STATED EXERCISE:
Return the records from the first line through the line containing "plt.rcParams['font.family'] = ['Liberation", and leave out the pictures.

INFORMATION PROVIDED:
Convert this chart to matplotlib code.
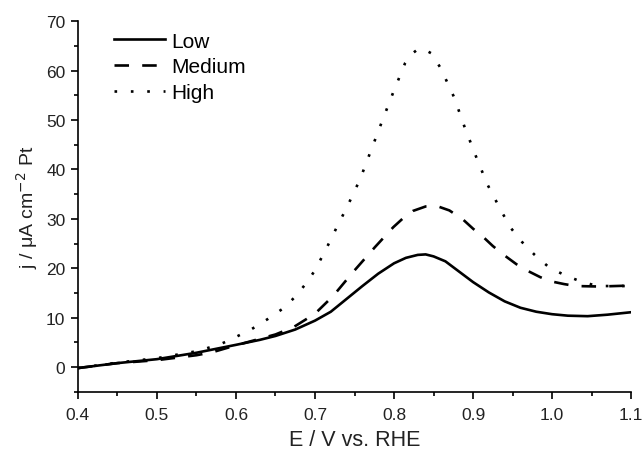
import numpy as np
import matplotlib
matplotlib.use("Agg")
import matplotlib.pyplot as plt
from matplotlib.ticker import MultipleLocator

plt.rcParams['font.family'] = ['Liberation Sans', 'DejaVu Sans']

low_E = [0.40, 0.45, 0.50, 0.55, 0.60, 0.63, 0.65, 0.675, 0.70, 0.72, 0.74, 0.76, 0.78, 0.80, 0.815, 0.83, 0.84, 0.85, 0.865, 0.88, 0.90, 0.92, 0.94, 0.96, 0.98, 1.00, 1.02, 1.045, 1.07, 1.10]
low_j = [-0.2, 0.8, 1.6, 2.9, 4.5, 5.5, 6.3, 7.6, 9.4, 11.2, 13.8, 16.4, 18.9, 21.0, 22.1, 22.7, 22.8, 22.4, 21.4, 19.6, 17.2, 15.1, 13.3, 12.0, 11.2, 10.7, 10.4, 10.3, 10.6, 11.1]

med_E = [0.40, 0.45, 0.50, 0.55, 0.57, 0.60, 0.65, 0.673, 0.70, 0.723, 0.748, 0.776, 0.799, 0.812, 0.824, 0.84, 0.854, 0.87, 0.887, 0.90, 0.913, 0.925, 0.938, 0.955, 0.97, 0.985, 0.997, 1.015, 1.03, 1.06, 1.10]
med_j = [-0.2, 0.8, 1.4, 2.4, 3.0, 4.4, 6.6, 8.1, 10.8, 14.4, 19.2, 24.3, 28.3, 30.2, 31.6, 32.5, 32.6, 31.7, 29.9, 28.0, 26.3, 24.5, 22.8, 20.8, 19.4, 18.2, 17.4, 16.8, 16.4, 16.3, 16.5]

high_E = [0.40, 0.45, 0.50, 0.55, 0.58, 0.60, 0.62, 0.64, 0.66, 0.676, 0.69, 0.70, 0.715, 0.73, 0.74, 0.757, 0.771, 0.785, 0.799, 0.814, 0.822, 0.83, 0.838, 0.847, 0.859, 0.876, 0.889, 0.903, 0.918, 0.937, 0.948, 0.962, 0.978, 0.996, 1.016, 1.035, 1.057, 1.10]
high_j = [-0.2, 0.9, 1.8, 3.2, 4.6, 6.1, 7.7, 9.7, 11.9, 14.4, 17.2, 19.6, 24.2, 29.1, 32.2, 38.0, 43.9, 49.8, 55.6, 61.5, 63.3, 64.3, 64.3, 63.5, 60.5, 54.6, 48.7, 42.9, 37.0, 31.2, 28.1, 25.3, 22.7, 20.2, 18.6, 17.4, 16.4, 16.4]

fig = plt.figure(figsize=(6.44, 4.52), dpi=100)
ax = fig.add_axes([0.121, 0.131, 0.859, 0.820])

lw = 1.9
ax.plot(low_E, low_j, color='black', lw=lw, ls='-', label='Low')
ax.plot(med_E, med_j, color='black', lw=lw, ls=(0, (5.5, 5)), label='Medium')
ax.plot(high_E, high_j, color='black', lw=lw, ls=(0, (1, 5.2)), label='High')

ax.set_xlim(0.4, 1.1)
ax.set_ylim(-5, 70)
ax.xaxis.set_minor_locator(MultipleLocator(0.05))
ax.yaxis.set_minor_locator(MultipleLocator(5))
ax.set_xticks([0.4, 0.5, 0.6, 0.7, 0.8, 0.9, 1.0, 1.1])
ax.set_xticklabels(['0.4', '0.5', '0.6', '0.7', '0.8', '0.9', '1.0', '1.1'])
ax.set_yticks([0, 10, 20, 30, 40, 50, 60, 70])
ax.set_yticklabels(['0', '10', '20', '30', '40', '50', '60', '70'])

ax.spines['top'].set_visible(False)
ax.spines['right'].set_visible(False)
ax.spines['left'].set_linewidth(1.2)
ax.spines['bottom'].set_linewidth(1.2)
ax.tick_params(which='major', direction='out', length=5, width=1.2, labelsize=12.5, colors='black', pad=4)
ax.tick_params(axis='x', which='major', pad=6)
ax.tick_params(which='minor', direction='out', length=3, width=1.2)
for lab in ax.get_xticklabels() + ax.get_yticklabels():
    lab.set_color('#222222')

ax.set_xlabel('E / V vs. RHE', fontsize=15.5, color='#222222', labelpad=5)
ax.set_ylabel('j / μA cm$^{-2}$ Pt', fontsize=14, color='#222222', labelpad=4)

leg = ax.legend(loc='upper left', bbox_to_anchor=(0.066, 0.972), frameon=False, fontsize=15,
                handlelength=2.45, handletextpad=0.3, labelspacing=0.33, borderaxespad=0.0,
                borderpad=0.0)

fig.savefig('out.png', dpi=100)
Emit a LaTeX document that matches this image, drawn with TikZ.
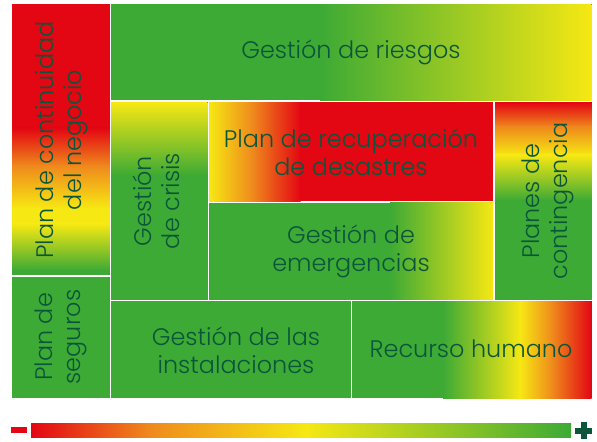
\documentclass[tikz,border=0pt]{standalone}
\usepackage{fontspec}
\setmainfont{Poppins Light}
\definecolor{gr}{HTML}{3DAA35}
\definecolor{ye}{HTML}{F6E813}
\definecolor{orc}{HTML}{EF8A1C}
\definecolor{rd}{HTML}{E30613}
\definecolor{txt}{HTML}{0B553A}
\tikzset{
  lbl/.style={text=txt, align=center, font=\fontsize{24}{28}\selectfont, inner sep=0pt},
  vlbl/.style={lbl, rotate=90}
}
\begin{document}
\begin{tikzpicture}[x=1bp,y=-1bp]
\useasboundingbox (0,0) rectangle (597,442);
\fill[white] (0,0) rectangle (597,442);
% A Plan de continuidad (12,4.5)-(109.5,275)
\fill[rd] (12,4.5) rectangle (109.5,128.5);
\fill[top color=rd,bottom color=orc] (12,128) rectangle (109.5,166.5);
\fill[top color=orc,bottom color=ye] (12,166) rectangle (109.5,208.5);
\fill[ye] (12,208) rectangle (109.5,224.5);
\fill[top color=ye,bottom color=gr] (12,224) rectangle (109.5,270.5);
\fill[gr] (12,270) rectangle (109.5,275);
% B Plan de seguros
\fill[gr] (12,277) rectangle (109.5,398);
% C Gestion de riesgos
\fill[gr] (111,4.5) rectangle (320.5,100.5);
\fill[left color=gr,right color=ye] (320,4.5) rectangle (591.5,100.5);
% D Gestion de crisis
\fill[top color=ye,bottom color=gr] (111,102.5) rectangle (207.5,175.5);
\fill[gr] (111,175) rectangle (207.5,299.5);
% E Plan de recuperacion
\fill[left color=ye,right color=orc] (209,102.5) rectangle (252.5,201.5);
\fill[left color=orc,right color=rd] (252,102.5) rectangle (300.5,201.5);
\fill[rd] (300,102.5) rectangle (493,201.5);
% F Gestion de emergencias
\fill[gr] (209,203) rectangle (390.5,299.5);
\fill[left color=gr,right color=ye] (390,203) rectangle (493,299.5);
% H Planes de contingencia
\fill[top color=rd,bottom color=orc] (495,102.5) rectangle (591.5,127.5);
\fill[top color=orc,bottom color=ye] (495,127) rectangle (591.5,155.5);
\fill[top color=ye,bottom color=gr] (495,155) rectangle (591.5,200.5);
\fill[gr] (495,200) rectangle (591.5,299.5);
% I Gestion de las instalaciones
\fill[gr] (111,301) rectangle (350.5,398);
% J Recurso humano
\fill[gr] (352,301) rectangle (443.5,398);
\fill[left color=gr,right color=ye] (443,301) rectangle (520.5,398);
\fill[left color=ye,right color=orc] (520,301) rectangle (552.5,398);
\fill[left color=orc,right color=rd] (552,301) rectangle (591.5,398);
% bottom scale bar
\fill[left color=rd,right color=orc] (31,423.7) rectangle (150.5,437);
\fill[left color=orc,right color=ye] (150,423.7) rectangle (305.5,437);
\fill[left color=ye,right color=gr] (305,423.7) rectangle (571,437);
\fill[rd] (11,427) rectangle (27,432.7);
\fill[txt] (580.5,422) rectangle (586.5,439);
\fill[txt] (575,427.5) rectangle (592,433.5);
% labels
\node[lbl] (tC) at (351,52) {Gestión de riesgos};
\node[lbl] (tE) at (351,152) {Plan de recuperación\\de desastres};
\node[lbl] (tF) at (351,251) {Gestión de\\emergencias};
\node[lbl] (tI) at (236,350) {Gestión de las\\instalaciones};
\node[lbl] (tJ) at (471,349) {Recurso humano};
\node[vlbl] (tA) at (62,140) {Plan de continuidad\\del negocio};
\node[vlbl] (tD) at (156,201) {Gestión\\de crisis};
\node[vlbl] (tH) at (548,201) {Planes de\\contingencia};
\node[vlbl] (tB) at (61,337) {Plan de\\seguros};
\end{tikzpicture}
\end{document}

ANSWER IN FULL:
Convert this chart to matplotlib code.
import numpy as np
import matplotlib
matplotlib.use("Agg")
import matplotlib.pyplot as plt
from matplotlib.ticker import MultipleLocator

plt.rcParams['font.family'] = ['Liberation Sans', 'DejaVu Sans']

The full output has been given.